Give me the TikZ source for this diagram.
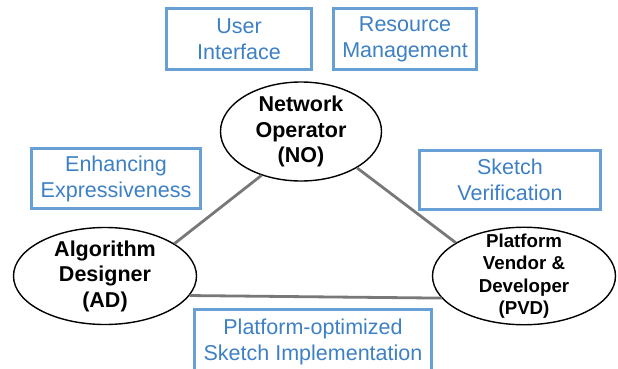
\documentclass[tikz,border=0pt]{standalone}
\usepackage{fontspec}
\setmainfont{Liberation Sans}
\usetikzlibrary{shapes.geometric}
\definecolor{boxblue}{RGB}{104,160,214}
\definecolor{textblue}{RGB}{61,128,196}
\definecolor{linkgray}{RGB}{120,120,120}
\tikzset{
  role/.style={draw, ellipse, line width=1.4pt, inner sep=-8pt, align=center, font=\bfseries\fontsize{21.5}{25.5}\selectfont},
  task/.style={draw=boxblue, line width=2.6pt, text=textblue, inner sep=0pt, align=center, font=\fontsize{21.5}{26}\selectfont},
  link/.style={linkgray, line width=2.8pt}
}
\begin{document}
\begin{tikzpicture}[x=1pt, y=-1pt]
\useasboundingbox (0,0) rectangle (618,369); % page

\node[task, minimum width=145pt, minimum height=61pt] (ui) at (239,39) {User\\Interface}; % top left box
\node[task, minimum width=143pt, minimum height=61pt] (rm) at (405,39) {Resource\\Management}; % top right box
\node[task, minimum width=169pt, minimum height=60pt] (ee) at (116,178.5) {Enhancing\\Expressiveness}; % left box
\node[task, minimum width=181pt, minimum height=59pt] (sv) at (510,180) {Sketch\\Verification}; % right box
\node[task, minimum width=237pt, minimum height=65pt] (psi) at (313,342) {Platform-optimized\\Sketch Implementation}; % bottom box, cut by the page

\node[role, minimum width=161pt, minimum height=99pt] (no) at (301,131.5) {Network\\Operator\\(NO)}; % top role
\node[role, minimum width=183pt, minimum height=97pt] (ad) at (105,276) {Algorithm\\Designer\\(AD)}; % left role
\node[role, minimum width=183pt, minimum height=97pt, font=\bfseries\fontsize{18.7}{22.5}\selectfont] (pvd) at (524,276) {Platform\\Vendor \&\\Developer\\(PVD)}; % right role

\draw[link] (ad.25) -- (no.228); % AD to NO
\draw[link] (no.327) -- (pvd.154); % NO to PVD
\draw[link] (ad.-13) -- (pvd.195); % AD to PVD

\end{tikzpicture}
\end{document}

#### [Your goal]
Without the pictures, transcribe the listing above exactly.

#### [The answer]
Give me the TikZ source for this diagram.
\documentclass[tikz,border=0pt]{standalone}
\usepackage{fontspec}
\setmainfont{Liberation Sans}
\usetikzlibrary{shapes.geometric}
\definecolor{boxblue}{RGB}{104,160,214}
\definecolor{textblue}{RGB}{61,128,196}
\definecolor{linkgray}{RGB}{120,120,120}
\tikzset{
  role/.style={draw, ellipse, line width=1.4pt, inner sep=-8pt, align=center, font=\bfseries\fontsize{21.5}{25.5}\selectfont},
  task/.style={draw=boxblue, line width=2.6pt, text=textblue, inner sep=0pt, align=center, font=\fontsize{21.5}{26}\selectfont},
  link/.style={linkgray, line width=2.8pt}
}
\begin{document}
\begin{tikzpicture}[x=1pt, y=-1pt]
\useasboundingbox (0,0) rectangle (618,369); % page

\node[task, minimum width=145pt, minimum height=61pt] (ui) at (239,39) {User\\Interface}; % top left box
\node[task, minimum width=143pt, minimum height=61pt] (rm) at (405,39) {Resource\\Management}; % top right box
\node[task, minimum width=169pt, minimum height=60pt] (ee) at (116,178.5) {Enhancing\\Expressiveness}; % left box
\node[task, minimum width=181pt, minimum height=59pt] (sv) at (510,180) {Sketch\\Verification}; % right box
\node[task, minimum width=237pt, minimum height=65pt] (psi) at (313,342) {Platform-optimized\\Sketch Implementation}; % bottom box, cut by the page

\node[role, minimum width=161pt, minimum height=99pt] (no) at (301,131.5) {Network\\Operator\\(NO)}; % top role
\node[role, minimum width=183pt, minimum height=97pt] (ad) at (105,276) {Algorithm\\Designer\\(AD)}; % left role
\node[role, minimum width=183pt, minimum height=97pt, font=\bfseries\fontsize{18.7}{22.5}\selectfont] (pvd) at (524,276) {Platform\\Vendor \&\\Developer\\(PVD)}; % right role

\draw[link] (ad.25) -- (no.228); % AD to NO
\draw[link] (no.327) -- (pvd.154); % NO to PVD
\draw[link] (ad.-13) -- (pvd.195); % AD to PVD

\end{tikzpicture}
\end{document}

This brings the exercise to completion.